## Material to process
#####
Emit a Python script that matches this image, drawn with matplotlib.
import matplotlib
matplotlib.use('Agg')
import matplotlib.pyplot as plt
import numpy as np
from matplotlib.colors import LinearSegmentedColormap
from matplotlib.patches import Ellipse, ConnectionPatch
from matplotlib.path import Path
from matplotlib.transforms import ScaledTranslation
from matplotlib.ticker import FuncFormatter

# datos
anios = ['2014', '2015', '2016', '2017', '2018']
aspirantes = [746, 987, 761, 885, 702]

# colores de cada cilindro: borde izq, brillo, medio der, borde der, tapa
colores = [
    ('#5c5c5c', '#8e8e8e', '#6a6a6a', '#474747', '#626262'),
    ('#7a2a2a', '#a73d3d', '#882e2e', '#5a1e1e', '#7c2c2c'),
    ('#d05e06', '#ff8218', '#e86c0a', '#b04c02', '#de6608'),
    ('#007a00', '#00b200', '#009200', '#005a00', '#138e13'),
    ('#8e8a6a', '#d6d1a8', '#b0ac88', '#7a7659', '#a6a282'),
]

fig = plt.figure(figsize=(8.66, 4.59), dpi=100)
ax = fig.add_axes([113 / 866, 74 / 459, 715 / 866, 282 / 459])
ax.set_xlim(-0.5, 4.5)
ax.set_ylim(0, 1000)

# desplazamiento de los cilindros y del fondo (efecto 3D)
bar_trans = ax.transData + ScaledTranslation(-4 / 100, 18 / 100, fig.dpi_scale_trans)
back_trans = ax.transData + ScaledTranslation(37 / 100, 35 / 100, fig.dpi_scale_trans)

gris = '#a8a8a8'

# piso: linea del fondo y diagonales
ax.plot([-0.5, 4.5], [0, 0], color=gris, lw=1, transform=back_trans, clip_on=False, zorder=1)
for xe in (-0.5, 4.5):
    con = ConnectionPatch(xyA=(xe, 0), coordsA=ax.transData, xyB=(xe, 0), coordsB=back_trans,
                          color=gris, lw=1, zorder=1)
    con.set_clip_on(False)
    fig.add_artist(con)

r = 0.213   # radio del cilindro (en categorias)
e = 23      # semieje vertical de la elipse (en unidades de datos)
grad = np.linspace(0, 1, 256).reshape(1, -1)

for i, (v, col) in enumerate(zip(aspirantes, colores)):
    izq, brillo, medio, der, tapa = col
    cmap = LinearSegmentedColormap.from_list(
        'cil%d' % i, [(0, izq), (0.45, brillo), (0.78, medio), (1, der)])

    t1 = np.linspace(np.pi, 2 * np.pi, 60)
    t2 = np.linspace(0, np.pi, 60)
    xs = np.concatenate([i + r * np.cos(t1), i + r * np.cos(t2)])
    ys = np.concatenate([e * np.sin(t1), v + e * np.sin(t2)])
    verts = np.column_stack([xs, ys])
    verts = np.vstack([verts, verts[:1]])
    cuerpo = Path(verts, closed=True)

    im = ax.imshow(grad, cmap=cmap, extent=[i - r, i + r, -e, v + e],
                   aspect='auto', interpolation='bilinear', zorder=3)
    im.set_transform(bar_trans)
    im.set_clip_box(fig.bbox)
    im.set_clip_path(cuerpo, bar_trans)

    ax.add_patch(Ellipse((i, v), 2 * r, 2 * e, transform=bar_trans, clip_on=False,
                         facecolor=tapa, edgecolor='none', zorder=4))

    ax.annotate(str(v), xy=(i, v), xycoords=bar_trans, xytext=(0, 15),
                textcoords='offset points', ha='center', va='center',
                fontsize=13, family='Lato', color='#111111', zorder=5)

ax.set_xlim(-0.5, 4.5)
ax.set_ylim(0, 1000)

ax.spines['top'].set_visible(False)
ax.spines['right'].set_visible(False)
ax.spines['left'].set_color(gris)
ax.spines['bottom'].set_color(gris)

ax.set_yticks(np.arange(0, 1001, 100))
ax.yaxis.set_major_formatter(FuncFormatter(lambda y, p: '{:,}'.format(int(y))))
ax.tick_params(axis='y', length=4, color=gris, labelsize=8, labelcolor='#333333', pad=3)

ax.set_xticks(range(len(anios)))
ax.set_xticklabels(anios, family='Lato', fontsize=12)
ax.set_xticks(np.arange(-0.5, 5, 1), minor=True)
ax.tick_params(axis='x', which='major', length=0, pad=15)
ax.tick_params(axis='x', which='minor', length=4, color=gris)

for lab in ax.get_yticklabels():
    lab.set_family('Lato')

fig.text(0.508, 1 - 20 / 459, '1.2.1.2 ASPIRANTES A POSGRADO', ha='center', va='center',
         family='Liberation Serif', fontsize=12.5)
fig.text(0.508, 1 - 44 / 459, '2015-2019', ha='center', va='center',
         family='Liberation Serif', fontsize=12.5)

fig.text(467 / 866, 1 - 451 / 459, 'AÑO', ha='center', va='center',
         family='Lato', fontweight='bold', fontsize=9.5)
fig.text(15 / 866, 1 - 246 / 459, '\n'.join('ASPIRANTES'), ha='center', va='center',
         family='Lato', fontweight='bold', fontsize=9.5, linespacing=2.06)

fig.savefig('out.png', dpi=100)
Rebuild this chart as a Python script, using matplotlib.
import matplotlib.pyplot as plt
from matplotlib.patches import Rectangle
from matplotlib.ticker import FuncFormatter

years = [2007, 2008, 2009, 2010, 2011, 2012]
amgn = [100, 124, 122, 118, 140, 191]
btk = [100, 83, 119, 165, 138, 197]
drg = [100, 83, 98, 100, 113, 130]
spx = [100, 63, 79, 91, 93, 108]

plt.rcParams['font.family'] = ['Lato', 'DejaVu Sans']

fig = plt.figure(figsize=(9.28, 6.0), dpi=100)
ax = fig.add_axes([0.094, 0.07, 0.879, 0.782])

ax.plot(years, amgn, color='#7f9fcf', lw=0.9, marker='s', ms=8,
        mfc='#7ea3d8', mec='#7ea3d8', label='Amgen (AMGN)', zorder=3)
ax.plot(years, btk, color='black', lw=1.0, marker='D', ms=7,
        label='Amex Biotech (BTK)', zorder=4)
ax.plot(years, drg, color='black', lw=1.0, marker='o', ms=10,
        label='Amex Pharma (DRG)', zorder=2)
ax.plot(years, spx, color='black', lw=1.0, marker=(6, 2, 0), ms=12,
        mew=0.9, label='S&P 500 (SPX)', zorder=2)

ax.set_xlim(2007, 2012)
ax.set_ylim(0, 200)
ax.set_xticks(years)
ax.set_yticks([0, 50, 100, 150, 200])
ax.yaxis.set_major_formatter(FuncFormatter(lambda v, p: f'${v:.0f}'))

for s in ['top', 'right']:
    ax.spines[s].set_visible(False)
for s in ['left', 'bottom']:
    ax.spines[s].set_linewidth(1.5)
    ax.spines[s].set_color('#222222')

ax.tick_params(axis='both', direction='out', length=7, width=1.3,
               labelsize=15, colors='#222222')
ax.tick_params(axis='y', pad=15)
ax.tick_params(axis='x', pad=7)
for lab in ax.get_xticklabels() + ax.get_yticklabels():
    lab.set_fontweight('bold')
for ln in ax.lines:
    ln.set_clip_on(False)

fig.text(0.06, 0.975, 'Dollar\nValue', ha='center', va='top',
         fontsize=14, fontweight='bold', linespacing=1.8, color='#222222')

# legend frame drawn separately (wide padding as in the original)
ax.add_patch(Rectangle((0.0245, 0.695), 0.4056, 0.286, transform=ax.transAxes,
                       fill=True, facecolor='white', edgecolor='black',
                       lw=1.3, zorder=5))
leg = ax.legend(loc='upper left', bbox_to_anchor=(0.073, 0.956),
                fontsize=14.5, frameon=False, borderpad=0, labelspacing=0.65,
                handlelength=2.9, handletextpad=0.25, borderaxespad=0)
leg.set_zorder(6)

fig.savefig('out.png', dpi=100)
#####
## Task brief
Print the material above verbatim, first line through the line containing "grad = np.linspace(0, 1, 256).reshape(1, -1)", both included.

## Result
Emit a Python script that matches this image, drawn with matplotlib.
import matplotlib
matplotlib.use('Agg')
import matplotlib.pyplot as plt
import numpy as np
from matplotlib.colors import LinearSegmentedColormap
from matplotlib.patches import Ellipse, ConnectionPatch
from matplotlib.path import Path
from matplotlib.transforms import ScaledTranslation
from matplotlib.ticker import FuncFormatter

# datos
anios = ['2014', '2015', '2016', '2017', '2018']
aspirantes = [746, 987, 761, 885, 702]

# colores de cada cilindro: borde izq, brillo, medio der, borde der, tapa
colores = [
    ('#5c5c5c', '#8e8e8e', '#6a6a6a', '#474747', '#626262'),
    ('#7a2a2a', '#a73d3d', '#882e2e', '#5a1e1e', '#7c2c2c'),
    ('#d05e06', '#ff8218', '#e86c0a', '#b04c02', '#de6608'),
    ('#007a00', '#00b200', '#009200', '#005a00', '#138e13'),
    ('#8e8a6a', '#d6d1a8', '#b0ac88', '#7a7659', '#a6a282'),
]

fig = plt.figure(figsize=(8.66, 4.59), dpi=100)
ax = fig.add_axes([113 / 866, 74 / 459, 715 / 866, 282 / 459])
ax.set_xlim(-0.5, 4.5)
ax.set_ylim(0, 1000)

# desplazamiento de los cilindros y del fondo (efecto 3D)
bar_trans = ax.transData + ScaledTranslation(-4 / 100, 18 / 100, fig.dpi_scale_trans)
back_trans = ax.transData + ScaledTranslation(37 / 100, 35 / 100, fig.dpi_scale_trans)

gris = '#a8a8a8'

# piso: linea del fondo y diagonales
ax.plot([-0.5, 4.5], [0, 0], color=gris, lw=1, transform=back_trans, clip_on=False, zorder=1)
for xe in (-0.5, 4.5):
    con = ConnectionPatch(xyA=(xe, 0), coordsA=ax.transData, xyB=(xe, 0), coordsB=back_trans,
                          color=gris, lw=1, zorder=1)
    con.set_clip_on(False)
    fig.add_artist(con)

r = 0.213   # radio del cilindro (en categorias)
e = 23      # semieje vertical de la elipse (en unidades de datos)
grad = np.linspace(0, 1, 256).reshape(1, -1)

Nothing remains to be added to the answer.